Skeletal exhibit construction underway in Maine of humpback whale found on Cape Cod

The story of Vector, who was well-known in New England waters, isn’t over, College of the Atlantic Allied Whale senior scientist Dan DenDanto ’91 says to the Boston Globe, who will be using the remains of the 45-foot humpback whale as part of a new exhibit.


The process of articulating a whale skeleton takes between one and two years, according to COA Allied Whale senior scientist Dan DenDanto ’91. DenDanto is at the beginning stages of preserving the skeleton of Vector, a humpback whale well-known in New England waters.

By Sabrina Schnur | Boston Globe

Dan DenDanto, a research associate at College of the Atlantic and founder of Whales and Nails, has taken Vector, the 40-ton female whale who washed up dead on East Sandwich May 5 after 34 years of annual visits to the Cape.

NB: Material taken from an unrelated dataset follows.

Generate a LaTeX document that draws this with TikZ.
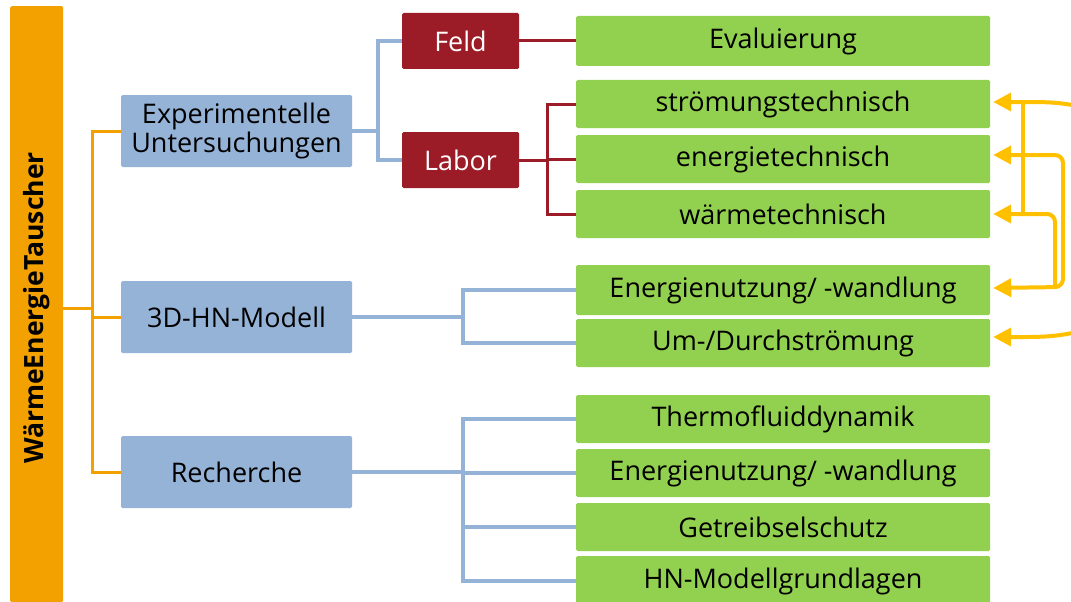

DenDanto is part of the network of stranding agents coordinated under the National Oceanic and Atmospheric Administration that are performing a necropsy on Vector because she showed no obvious cause of death. He will be using her bones in a re-articulation alongside a humpback whale calf he acquired more than a year ago.

“Since that time last year I’ve had this dream, aspiration, to connect that calf skeleton in a meaningful exhibition,” DenDanto said. “Baleen female whales are bigger than males; [I’d like to] set that dichotomy of size.”